_Written exercise_
Locate and copy all lines bearing the word "this".

[Source code of charts]
####

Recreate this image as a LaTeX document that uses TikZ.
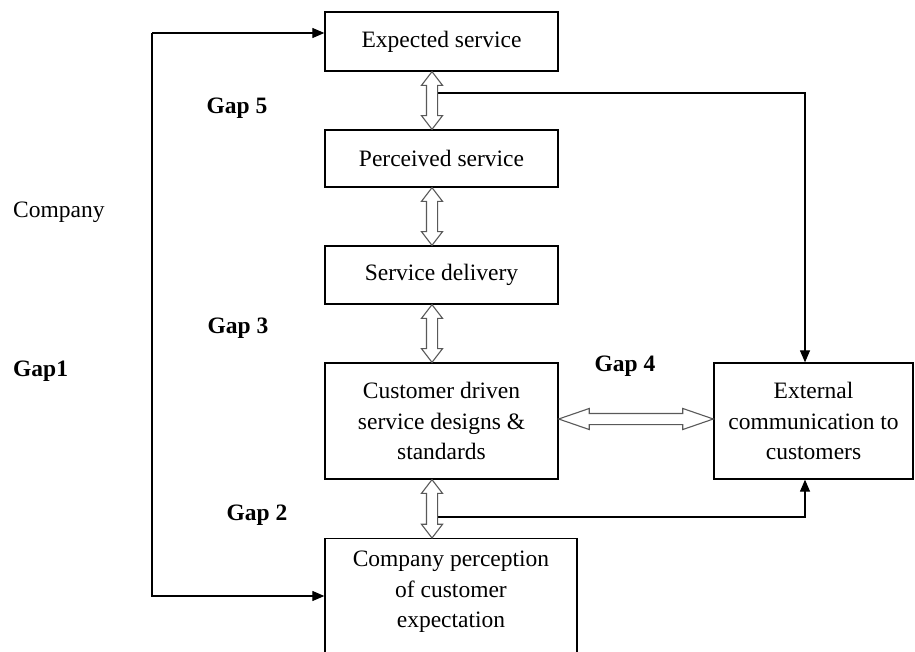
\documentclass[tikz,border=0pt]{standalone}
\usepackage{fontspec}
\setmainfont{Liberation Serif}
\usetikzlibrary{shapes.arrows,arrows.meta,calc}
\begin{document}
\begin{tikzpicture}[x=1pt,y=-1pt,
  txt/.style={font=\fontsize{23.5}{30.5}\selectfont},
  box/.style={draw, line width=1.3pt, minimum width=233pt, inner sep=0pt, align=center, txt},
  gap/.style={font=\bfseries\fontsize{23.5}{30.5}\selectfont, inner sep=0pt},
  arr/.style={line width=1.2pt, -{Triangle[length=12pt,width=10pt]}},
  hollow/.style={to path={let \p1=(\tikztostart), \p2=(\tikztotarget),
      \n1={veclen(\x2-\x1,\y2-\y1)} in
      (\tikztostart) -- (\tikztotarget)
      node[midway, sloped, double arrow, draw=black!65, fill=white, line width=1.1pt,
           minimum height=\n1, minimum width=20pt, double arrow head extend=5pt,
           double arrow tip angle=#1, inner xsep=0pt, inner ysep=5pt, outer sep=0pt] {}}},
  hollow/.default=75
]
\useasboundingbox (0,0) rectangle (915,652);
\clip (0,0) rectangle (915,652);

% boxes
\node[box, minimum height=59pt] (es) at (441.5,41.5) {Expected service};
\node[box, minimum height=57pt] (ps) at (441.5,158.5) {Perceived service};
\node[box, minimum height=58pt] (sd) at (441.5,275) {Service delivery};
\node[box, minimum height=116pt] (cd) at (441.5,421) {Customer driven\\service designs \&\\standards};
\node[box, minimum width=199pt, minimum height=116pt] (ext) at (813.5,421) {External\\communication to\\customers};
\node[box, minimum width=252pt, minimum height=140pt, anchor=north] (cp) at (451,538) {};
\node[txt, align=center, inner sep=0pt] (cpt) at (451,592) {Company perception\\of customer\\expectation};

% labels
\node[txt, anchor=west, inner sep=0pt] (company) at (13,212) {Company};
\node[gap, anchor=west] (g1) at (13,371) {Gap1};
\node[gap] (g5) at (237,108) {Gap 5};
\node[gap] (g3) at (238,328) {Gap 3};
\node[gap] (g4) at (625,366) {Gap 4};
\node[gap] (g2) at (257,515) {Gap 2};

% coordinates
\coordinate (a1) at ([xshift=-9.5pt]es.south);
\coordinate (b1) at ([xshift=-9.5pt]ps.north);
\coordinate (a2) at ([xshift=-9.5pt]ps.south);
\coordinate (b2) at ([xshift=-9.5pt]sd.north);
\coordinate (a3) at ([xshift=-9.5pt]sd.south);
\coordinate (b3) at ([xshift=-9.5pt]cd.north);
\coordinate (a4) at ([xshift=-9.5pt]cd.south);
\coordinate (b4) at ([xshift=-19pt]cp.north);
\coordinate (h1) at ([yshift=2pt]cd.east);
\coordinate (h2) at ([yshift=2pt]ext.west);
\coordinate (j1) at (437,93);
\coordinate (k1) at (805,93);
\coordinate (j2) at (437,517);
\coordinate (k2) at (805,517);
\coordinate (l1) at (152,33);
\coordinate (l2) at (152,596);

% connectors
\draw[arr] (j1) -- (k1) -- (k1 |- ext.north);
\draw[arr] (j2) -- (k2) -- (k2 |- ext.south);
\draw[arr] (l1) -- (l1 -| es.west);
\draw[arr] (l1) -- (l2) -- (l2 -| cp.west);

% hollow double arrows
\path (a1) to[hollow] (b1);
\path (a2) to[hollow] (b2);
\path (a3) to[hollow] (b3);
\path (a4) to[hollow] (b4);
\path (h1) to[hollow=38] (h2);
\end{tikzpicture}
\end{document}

####

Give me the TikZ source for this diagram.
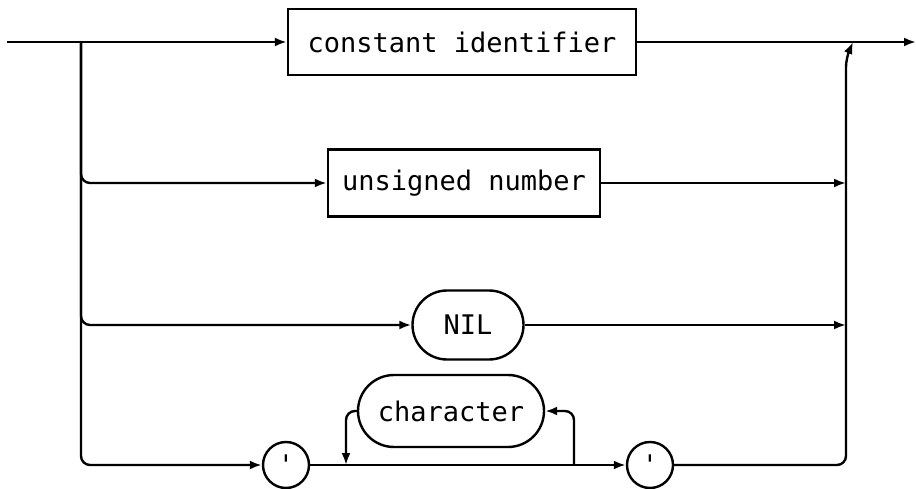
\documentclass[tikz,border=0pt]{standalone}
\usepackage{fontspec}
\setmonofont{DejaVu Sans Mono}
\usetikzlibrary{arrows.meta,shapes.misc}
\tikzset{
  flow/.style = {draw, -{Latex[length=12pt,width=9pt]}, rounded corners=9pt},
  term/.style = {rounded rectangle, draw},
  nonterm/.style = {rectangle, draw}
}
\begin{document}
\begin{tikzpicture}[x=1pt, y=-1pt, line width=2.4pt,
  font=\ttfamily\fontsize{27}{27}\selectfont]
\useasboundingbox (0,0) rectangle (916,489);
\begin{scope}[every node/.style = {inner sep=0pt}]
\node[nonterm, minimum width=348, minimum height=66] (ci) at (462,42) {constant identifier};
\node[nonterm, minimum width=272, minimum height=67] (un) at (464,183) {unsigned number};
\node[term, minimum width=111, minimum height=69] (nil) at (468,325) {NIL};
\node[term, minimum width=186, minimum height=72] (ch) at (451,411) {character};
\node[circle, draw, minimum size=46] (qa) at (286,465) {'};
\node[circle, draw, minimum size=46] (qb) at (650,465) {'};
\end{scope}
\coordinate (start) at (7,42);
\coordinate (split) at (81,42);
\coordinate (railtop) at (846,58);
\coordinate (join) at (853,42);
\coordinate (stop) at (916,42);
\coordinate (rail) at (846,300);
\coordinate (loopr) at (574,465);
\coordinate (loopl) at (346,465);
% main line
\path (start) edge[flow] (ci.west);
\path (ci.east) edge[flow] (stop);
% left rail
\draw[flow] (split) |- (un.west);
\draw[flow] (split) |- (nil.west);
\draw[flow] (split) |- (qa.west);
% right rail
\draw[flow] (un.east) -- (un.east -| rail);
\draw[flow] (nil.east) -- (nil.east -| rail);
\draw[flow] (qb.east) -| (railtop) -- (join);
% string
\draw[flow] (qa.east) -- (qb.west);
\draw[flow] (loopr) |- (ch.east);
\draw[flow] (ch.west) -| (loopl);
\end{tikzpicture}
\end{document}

####

_Finished task_
Recreate this image as a LaTeX document that uses TikZ.
Give me the TikZ source for this diagram.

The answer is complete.